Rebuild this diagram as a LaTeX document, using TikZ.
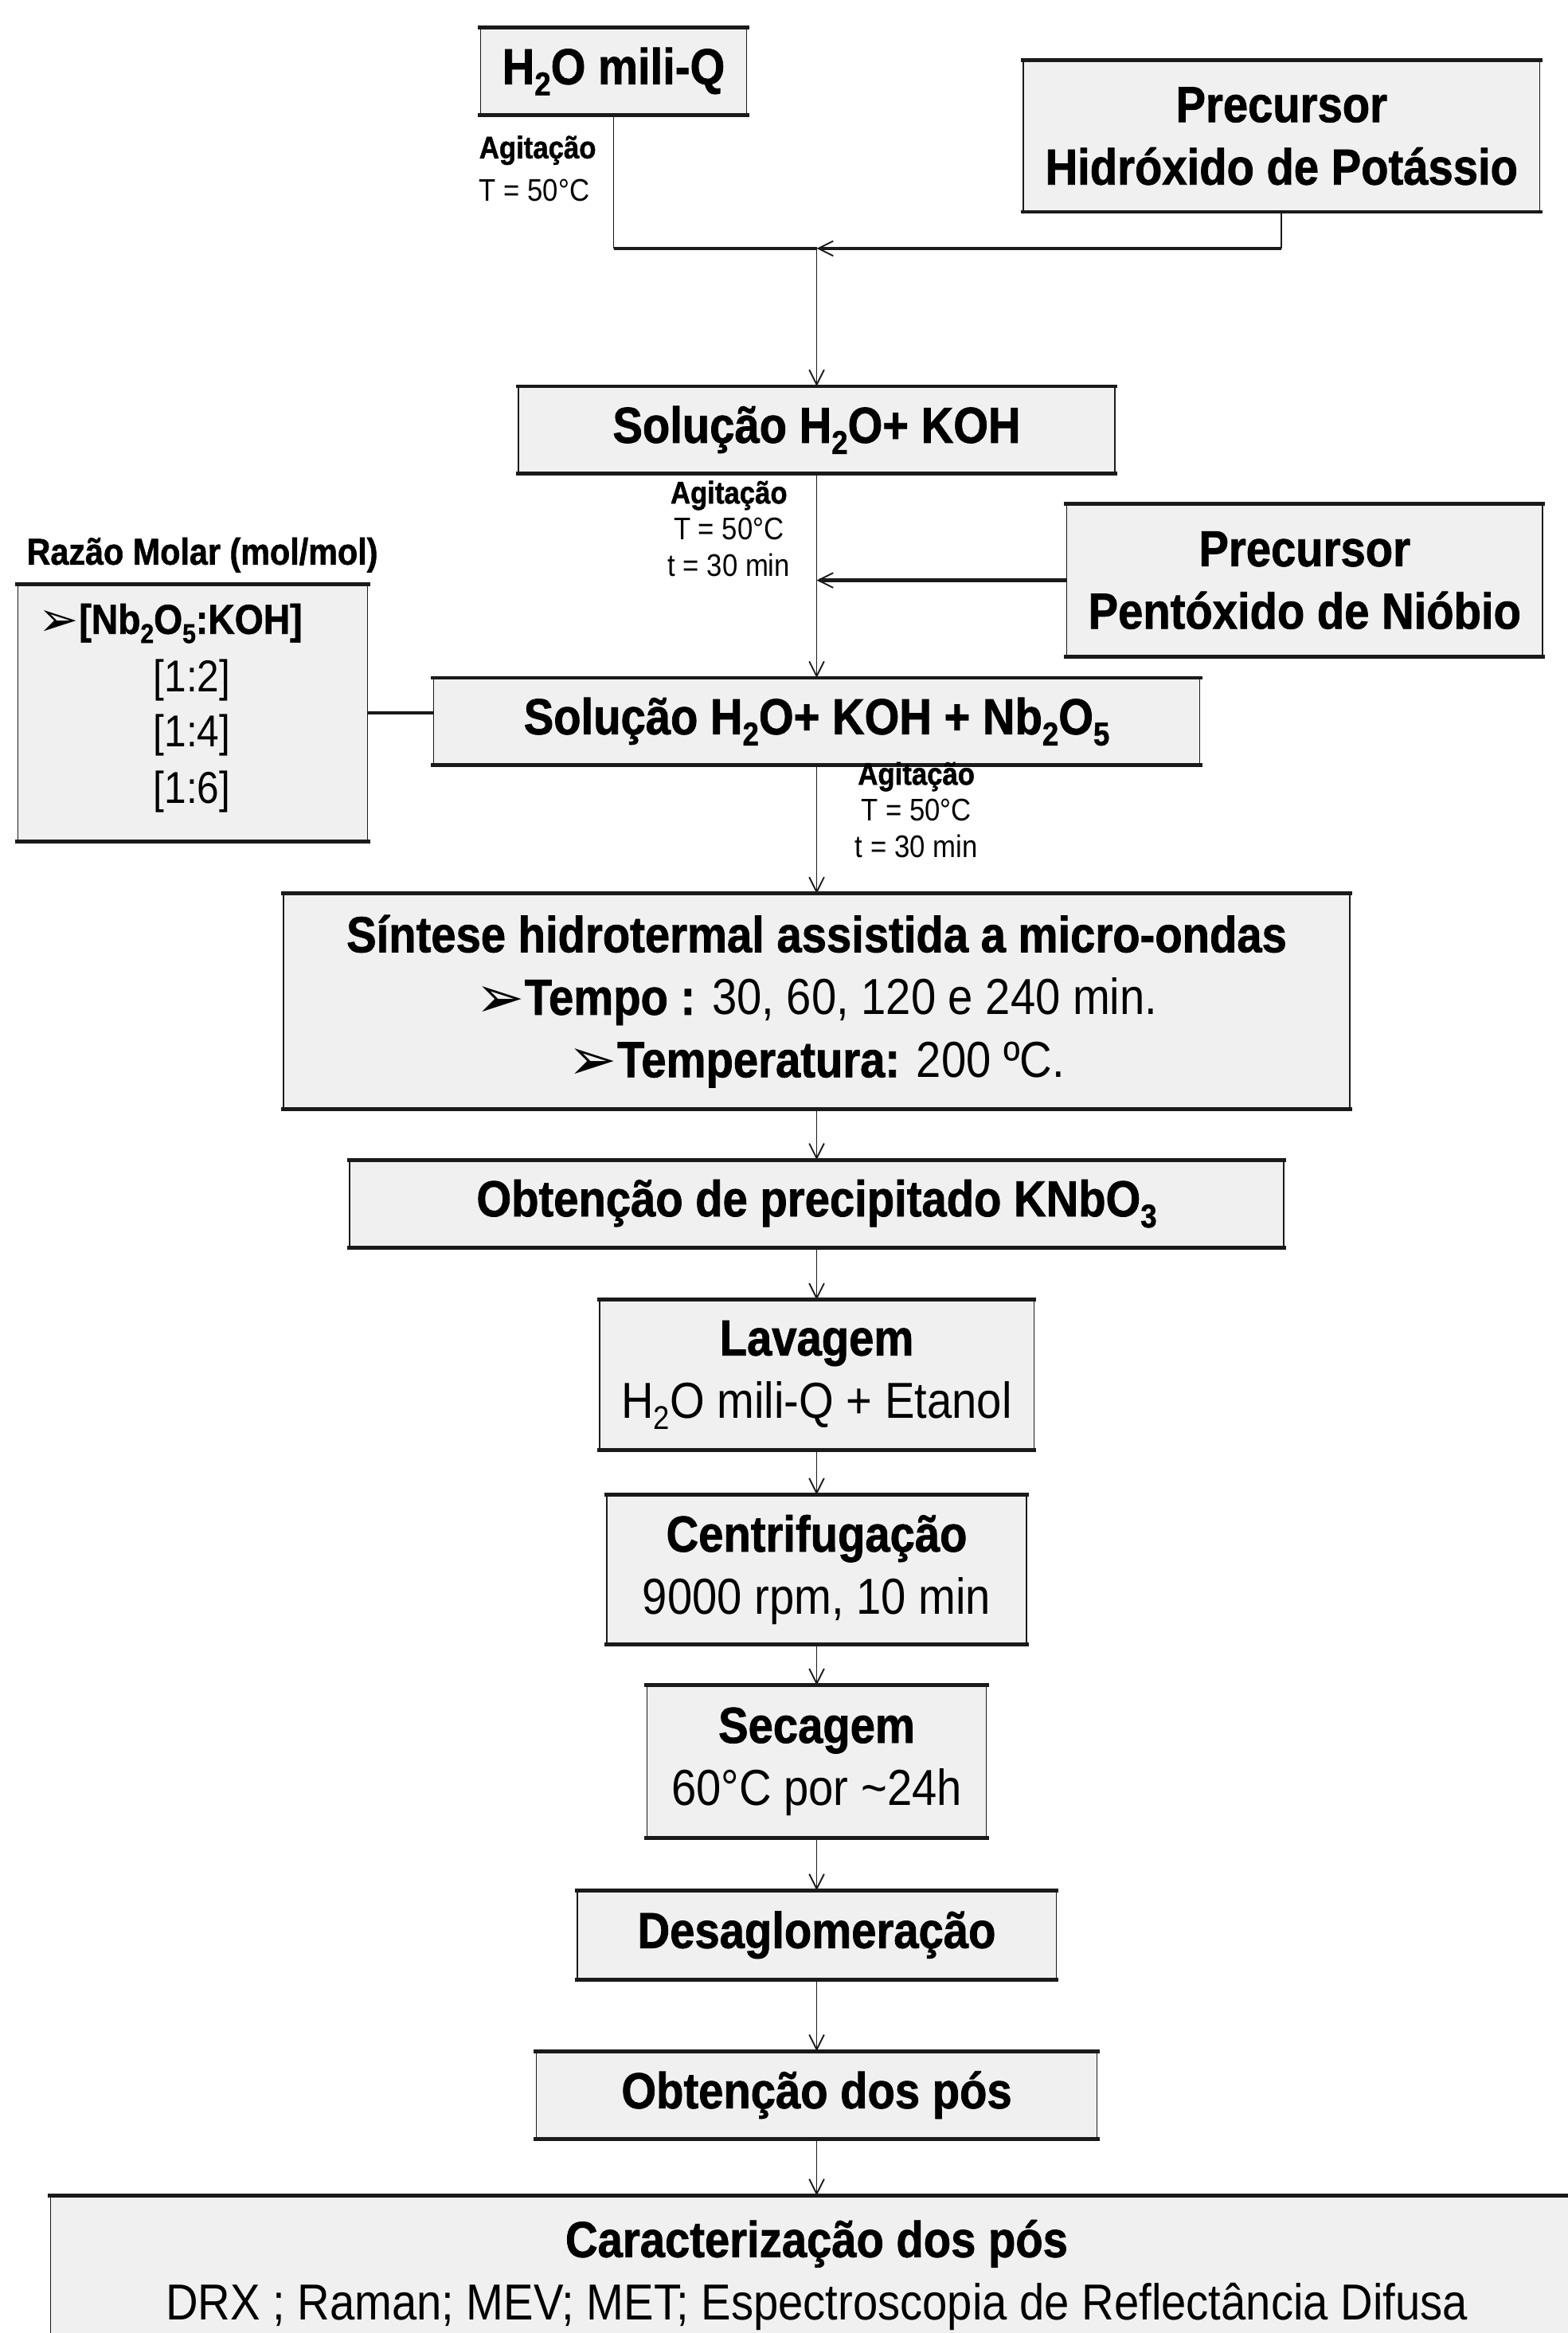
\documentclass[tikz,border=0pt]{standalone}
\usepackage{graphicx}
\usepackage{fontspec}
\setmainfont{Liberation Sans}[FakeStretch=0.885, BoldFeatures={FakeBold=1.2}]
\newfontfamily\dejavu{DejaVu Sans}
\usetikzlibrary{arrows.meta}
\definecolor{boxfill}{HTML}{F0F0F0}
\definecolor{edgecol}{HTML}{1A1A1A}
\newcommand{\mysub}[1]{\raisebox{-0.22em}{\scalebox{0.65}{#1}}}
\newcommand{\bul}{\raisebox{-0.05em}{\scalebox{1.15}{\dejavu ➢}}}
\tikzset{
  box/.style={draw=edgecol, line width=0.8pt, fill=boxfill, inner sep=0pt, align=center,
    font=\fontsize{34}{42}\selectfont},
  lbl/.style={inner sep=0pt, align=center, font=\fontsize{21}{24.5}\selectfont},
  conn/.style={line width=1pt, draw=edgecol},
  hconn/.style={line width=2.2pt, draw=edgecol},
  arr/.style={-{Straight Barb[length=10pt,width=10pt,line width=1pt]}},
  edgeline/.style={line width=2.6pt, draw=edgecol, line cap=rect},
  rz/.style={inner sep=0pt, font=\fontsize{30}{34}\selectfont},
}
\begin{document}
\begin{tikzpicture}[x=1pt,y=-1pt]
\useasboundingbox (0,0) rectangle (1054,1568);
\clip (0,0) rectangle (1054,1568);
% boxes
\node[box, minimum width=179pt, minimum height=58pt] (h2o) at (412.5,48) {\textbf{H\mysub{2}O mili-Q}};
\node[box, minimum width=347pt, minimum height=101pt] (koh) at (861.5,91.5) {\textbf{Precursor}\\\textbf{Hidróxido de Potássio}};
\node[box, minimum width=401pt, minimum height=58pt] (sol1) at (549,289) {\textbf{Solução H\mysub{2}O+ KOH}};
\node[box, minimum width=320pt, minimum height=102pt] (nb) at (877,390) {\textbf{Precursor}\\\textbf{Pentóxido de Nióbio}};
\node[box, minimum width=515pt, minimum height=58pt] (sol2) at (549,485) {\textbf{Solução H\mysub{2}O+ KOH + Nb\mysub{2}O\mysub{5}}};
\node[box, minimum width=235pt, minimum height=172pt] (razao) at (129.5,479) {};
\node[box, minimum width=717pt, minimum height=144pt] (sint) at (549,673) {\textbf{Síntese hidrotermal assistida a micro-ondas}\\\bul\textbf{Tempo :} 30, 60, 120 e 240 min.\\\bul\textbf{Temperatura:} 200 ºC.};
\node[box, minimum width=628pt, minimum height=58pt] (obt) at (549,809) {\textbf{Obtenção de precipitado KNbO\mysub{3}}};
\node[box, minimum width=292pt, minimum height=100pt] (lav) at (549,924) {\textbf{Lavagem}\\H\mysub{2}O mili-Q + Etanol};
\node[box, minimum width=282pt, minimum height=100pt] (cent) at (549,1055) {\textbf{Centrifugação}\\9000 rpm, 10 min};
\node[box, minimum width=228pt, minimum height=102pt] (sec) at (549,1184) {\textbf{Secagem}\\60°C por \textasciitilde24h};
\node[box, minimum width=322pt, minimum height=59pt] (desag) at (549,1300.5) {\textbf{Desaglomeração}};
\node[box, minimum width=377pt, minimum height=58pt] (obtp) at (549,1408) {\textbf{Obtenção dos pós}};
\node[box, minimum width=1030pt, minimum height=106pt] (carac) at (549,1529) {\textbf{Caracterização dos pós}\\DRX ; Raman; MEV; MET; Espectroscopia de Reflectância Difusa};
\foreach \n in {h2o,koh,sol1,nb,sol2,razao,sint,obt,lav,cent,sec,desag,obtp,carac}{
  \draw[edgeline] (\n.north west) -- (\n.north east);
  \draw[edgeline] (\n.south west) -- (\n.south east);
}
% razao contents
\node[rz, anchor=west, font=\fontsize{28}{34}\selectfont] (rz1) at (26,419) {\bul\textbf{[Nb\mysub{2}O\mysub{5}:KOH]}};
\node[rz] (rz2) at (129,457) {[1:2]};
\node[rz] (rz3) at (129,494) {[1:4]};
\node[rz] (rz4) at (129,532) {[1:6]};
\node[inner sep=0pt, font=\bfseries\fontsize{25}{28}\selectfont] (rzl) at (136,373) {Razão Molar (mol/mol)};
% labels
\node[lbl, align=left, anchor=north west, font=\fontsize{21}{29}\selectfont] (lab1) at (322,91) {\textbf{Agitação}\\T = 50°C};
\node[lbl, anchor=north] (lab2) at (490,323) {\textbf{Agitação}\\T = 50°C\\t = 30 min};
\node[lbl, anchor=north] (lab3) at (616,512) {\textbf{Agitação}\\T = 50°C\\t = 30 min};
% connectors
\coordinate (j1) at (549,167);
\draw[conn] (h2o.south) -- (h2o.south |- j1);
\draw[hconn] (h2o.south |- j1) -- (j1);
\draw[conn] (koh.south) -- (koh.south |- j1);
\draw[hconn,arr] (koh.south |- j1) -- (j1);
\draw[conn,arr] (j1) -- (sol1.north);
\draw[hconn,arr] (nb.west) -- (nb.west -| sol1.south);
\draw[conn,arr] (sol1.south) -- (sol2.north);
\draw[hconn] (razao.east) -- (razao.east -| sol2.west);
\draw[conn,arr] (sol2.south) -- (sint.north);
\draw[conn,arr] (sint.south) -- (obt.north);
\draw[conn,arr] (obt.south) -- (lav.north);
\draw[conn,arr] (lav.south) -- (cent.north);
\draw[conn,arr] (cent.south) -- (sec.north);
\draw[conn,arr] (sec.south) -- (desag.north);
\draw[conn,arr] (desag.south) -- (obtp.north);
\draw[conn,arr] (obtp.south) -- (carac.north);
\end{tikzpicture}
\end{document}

· · · · · · ·

**Goal**
Reproduce all of the material exactly, apart from the pictures.

**Solution to this exercise**
Rebuild this diagram as a LaTeX document, using TikZ.
\documentclass[tikz,border=0pt]{standalone}
\usepackage{graphicx}
\usepackage{fontspec}
\setmainfont{Liberation Sans}[FakeStretch=0.885, BoldFeatures={FakeBold=1.2}]
\newfontfamily\dejavu{DejaVu Sans}
\usetikzlibrary{arrows.meta}
\definecolor{boxfill}{HTML}{F0F0F0}
\definecolor{edgecol}{HTML}{1A1A1A}
\newcommand{\mysub}[1]{\raisebox{-0.22em}{\scalebox{0.65}{#1}}}
\newcommand{\bul}{\raisebox{-0.05em}{\scalebox{1.15}{\dejavu ➢}}}
\tikzset{
  box/.style={draw=edgecol, line width=0.8pt, fill=boxfill, inner sep=0pt, align=center,
    font=\fontsize{34}{42}\selectfont},
  lbl/.style={inner sep=0pt, align=center, font=\fontsize{21}{24.5}\selectfont},
  conn/.style={line width=1pt, draw=edgecol},
  hconn/.style={line width=2.2pt, draw=edgecol},
  arr/.style={-{Straight Barb[length=10pt,width=10pt,line width=1pt]}},
  edgeline/.style={line width=2.6pt, draw=edgecol, line cap=rect},
  rz/.style={inner sep=0pt, font=\fontsize{30}{34}\selectfont},
}
\begin{document}
\begin{tikzpicture}[x=1pt,y=-1pt]
\useasboundingbox (0,0) rectangle (1054,1568);
\clip (0,0) rectangle (1054,1568);
% boxes
\node[box, minimum width=179pt, minimum height=58pt] (h2o) at (412.5,48) {\textbf{H\mysub{2}O mili-Q}};
\node[box, minimum width=347pt, minimum height=101pt] (koh) at (861.5,91.5) {\textbf{Precursor}\\\textbf{Hidróxido de Potássio}};
\node[box, minimum width=401pt, minimum height=58pt] (sol1) at (549,289) {\textbf{Solução H\mysub{2}O+ KOH}};
\node[box, minimum width=320pt, minimum height=102pt] (nb) at (877,390) {\textbf{Precursor}\\\textbf{Pentóxido de Nióbio}};
\node[box, minimum width=515pt, minimum height=58pt] (sol2) at (549,485) {\textbf{Solução H\mysub{2}O+ KOH + Nb\mysub{2}O\mysub{5}}};
\node[box, minimum width=235pt, minimum height=172pt] (razao) at (129.5,479) {};
\node[box, minimum width=717pt, minimum height=144pt] (sint) at (549,673) {\textbf{Síntese hidrotermal assistida a micro-ondas}\\\bul\textbf{Tempo :} 30, 60, 120 e 240 min.\\\bul\textbf{Temperatura:} 200 ºC.};
\node[box, minimum width=628pt, minimum height=58pt] (obt) at (549,809) {\textbf{Obtenção de precipitado KNbO\mysub{3}}};
\node[box, minimum width=292pt, minimum height=100pt] (lav) at (549,924) {\textbf{Lavagem}\\H\mysub{2}O mili-Q + Etanol};
\node[box, minimum width=282pt, minimum height=100pt] (cent) at (549,1055) {\textbf{Centrifugação}\\9000 rpm, 10 min};
\node[box, minimum width=228pt, minimum height=102pt] (sec) at (549,1184) {\textbf{Secagem}\\60°C por \textasciitilde24h};
\node[box, minimum width=322pt, minimum height=59pt] (desag) at (549,1300.5) {\textbf{Desaglomeração}};
\node[box, minimum width=377pt, minimum height=58pt] (obtp) at (549,1408) {\textbf{Obtenção dos pós}};
\node[box, minimum width=1030pt, minimum height=106pt] (carac) at (549,1529) {\textbf{Caracterização dos pós}\\DRX ; Raman; MEV; MET; Espectroscopia de Reflectância Difusa};
\foreach \n in {h2o,koh,sol1,nb,sol2,razao,sint,obt,lav,cent,sec,desag,obtp,carac}{
  \draw[edgeline] (\n.north west) -- (\n.north east);
  \draw[edgeline] (\n.south west) -- (\n.south east);
}
% razao contents
\node[rz, anchor=west, font=\fontsize{28}{34}\selectfont] (rz1) at (26,419) {\bul\textbf{[Nb\mysub{2}O\mysub{5}:KOH]}};
\node[rz] (rz2) at (129,457) {[1:2]};
\node[rz] (rz3) at (129,494) {[1:4]};
\node[rz] (rz4) at (129,532) {[1:6]};
\node[inner sep=0pt, font=\bfseries\fontsize{25}{28}\selectfont] (rzl) at (136,373) {Razão Molar (mol/mol)};
% labels
\node[lbl, align=left, anchor=north west, font=\fontsize{21}{29}\selectfont] (lab1) at (322,91) {\textbf{Agitação}\\T = 50°C};
\node[lbl, anchor=north] (lab2) at (490,323) {\textbf{Agitação}\\T = 50°C\\t = 30 min};
\node[lbl, anchor=north] (lab3) at (616,512) {\textbf{Agitação}\\T = 50°C\\t = 30 min};
% connectors
\coordinate (j1) at (549,167);
\draw[conn] (h2o.south) -- (h2o.south |- j1);
\draw[hconn] (h2o.south |- j1) -- (j1);
\draw[conn] (koh.south) -- (koh.south |- j1);
\draw[hconn,arr] (koh.south |- j1) -- (j1);
\draw[conn,arr] (j1) -- (sol1.north);
\draw[hconn,arr] (nb.west) -- (nb.west -| sol1.south);
\draw[conn,arr] (sol1.south) -- (sol2.north);
\draw[hconn] (razao.east) -- (razao.east -| sol2.west);
\draw[conn,arr] (sol2.south) -- (sint.north);
\draw[conn,arr] (sint.south) -- (obt.north);
\draw[conn,arr] (obt.south) -- (lav.north);
\draw[conn,arr] (lav.south) -- (cent.north);
\draw[conn,arr] (cent.south) -- (sec.north);
\draw[conn,arr] (sec.south) -- (desag.north);
\draw[conn,arr] (desag.south) -- (obtp.north);
\draw[conn,arr] (obtp.south) -- (carac.north);
\end{tikzpicture}
\end{document}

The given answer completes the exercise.